Legacy Of Bush’s War– Devastated Military Families

Newspapers daily report casuality lists from Iraq, but none bother to list casuality figures among the wives of men fighting in a war far away from home. Bana Miller, wife of an
Army officer, was thrown into the role of grief counselor when men of Bravo Troop headed overseas. In this role of heading a 24 hour hotline, Mrs. Miller dealt with women who were emotionally devastated by the absence of their husbands, some even threatened to enter a mental institution if their husbands could not be returned home. Mrs. Miller is one of 3,000 such volunteers heading hotlines to provide some source of emotional help to those who live in daily fear of becoming widows. As men come home and go back for one more tour, the stress of spouses and hot line leaders becomes even greater. Many simply burn out from the stress of trying to offer some help knowing full well they simply lack the means to offer assitance to anyone other than a shoulder upon which to cry or a face onto which one can vent anger.

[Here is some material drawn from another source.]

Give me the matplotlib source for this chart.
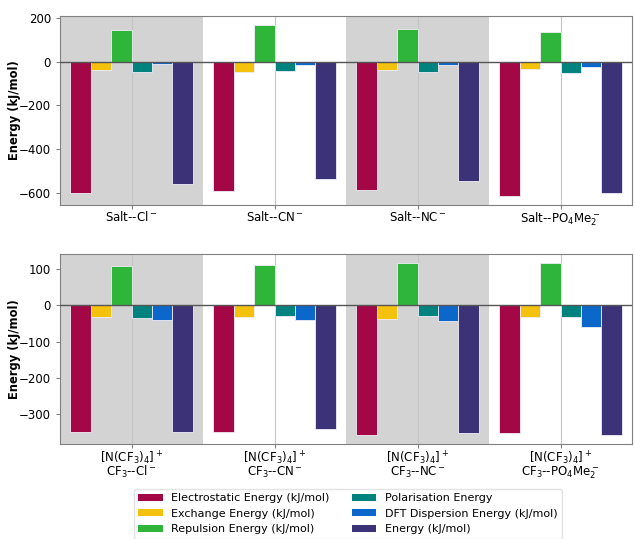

The Marine Corps is finally recognizing unpaid volunteers are not the answer to emotional issues and is spending $30 million over the coming years to shift from volunteer to paid professional help while the Army is spending $45 million to hire 1,000 full-time workers. But, lost in the rhetoric about “success” or “failure” of the surge is any reference to the 500,000 military spouses and the 700,000 children who live in daily fear of their father or mother’s death. One question, which reporters might well pose President Bush, is why no provision was ever made in the so-called “planning” of the Iraq war for aiding families of those who are serving. Why do the armed forces have to wait four years before realizing full-paid professional care workers are needed to assist spouses and children of those who fight? The emotional stress of combat is horrible, the emotional stress of not knowing loved ones may be killed is also stress. I wonder if George Bush ever halts for a moment of reflection and thinks about what his venture into war has done to Americans back home.